Later in the case, at the beginning of defense counsel’s opening statement to the jury, the record shows the following occurred in the presence of the jury:

Mr. Peterson: (Opening Statement) May it please the Court, counsel for the State, ladies & gentlemen of the jury, the basis of our defense in this case is that this is a part of an investigation of the East Side, which didn’t yield the fruit that the Attorney General’s office or the City Council or the Prosecuting Attorney was hopeful it might yield, and . . . Mr. Hanson: Your Honor, I hate to interrupt counsel in his opening statement, but he is now phrasing in exactly the same manner that I thought had been ruled to be improper. The Court: Mr. Peterson, how many times need I repeat . . . Mr. Peterson: This is our defense, Your Honor, that it was a deliberate act on the part of the State to pick up the pieces of an unsuccessful raid. The Court: If this is what you are telling the jury in your opening statement you are going to prove. . . . Mr. Peterson: This is right, yes. The Court: Then you are in contempt of this court. Will counsel see me in chambers. (Italics ours.)
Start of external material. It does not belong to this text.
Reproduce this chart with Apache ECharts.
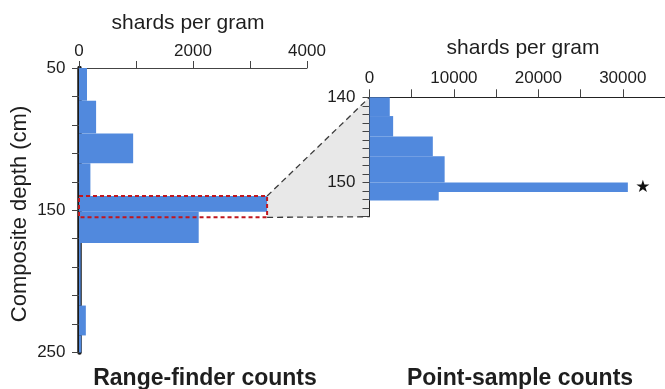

Defendants urge that as a result of the statements of the court recited above, the court engendered in the minds of the jury that the officers were telling the truth, and that it was defending the state witnesses. We need not pass upon *74 the soundness of this argument as we are convinced the defendants are correct in their second ground of asserted error, that they were, by the court’s statements, in effect, denied the right to counsel in contravention of the tenth amendment to our state constitution.

In State v. Levy, 8 Wn.2d 630, 643, 113 P.2d 306 (1941), we quoted with approval the following language from State v. Moneymaker, 100 Wash. 463, 171 Pac. 253 (1918):

“Persons accused of crime have the right to be represented by counsel whose usefulness shall not be impaired by any unfavorable remark or critical attitude on the part of the trial judge in the presence of the jurors, who are quick to observe, and apt to receive, hostile impressions which deprive them of that fair and unbiased mental attitude which every juror should at all times possess in order to do justice between the state and the defendant at the bar. When a trial judge discredits counsel for the defense in a criminal case, he, to a certain extent, discredits the defense and thus deprives a defend-, ant of a constitutional right. As was said in State v. Phillips, 59 Wash. 252, 109 Pac. 1047:
“ ‘The aid of counsel is guaranteed by the constitution to every person accused of crime, and this is universally recognized as one of the surest safeguards against injustice and oppression. Any conduct or statement on the part of the court that tends to impair the influence or destroy the usefulness of counsel is palpable and manifest error.’
“The language of the court here complained of was a rebuke to counsel and would clearly tend to put counsel in an unfavorable light before the jury, entitling the accused to a new trial before a jury not subject to such unfavorable influence or comment. State v. White, 10 Wash. 611, 39 Pac. 160, 41 Pac. 442.”
In State v. Phillips, 59 Wash. 252, 109 Pac.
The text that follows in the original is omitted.